Main cast: Mike Myers (Austin Danger Powers, Dr Evil, Fat Bastard, Goldmember), Beyoncé Knowles (Foxy Cleopatra), Michael York (Basil Exposition), Michael Caine (Captain Hendricks/Nigel Powers), Seth Green (Scott Evil), Robert Wagner (Number Two), Mindy Sterling (Frau Farbissina), and Verne Troyer (Mini-Me/Mini-Austin)
Director: Jay Roach
The best word to describe Austin Powers in Goldmember, the third instalment of the Austin Powers franchise, is “lazy”. I would have been more receptive to it if it’s an outright brainless movie all about body function jokes, but there is actually intelligence at work sometimes behind the scenes. More often than not, however, this movie is recycling its jokes from its predecessors, and it’s like dealing with a lazy student who could have been so much more if she tries a little harder.

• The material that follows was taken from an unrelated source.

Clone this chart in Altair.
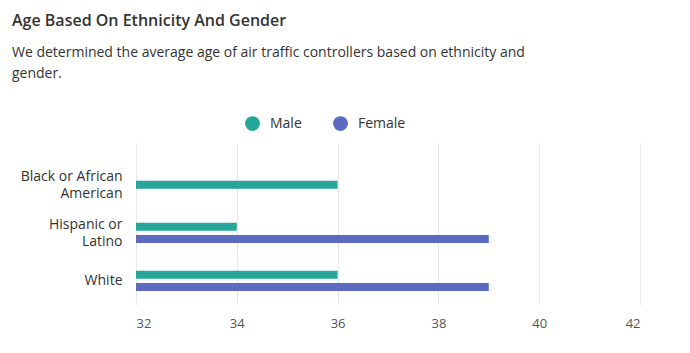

The plot of this movie is something about Dr Evil kidnapping Austin’s father Nigel, and Austin has to save him as smash a series of villains from Goldmember to Dr Evil and… um, do you really care? Seriously?
There are some good moments – like the hilarious “Austin Powers” movie thing starring Tom Cruise as Austin and Gwyneth Paltrow as his floozy (Mr Cruise doesn’t need any false dentures to make his teeth look like Mike Myers’s false teeth, I’m happy to report – maybe he is hoping that sunlight will reflect off his overbite and act as a guide for his precious Xenu to land his ship, or something). Beyoncé Knowles surpass my expectations as blaxploitation sidekick Foxy Cleopatra – although that may be because she doesn’t have to do anything but to look gorgeous. It’s also amusing that this movie, while gagging on semen, penis, feces, and other delectable jokes, dares not show Austin and Foxy in any hanky-panky action. Apparently jokes about erections are okay, but a white man in bed with a black woman is a no-no.
If I look closely, some scenes are knowing tributes to movies acknowledged by critics in general as masterpieces, including a tribute to Apocalypse Now if I am paying close attention. Yes, someone’s at home upstairs. But for too long, this movie is content to put out mostly unfunny “Dutch and Japanese people are stupid!” jokes, midget jokes, penis jokes, toilet humor, and other tired and easy targets. It would be very easy to be offended, if this movie isn’t so half-baked that it seems as if everyone behind this movie is trying to grab as much buck as he or she can before the whole franchise crash and burn to the ground. Frankly, I’m more annoyed that I paid theater price for this movie than anything else. I’d suggest that anyone wanting to watch this one to wait for video or the HBO premiere.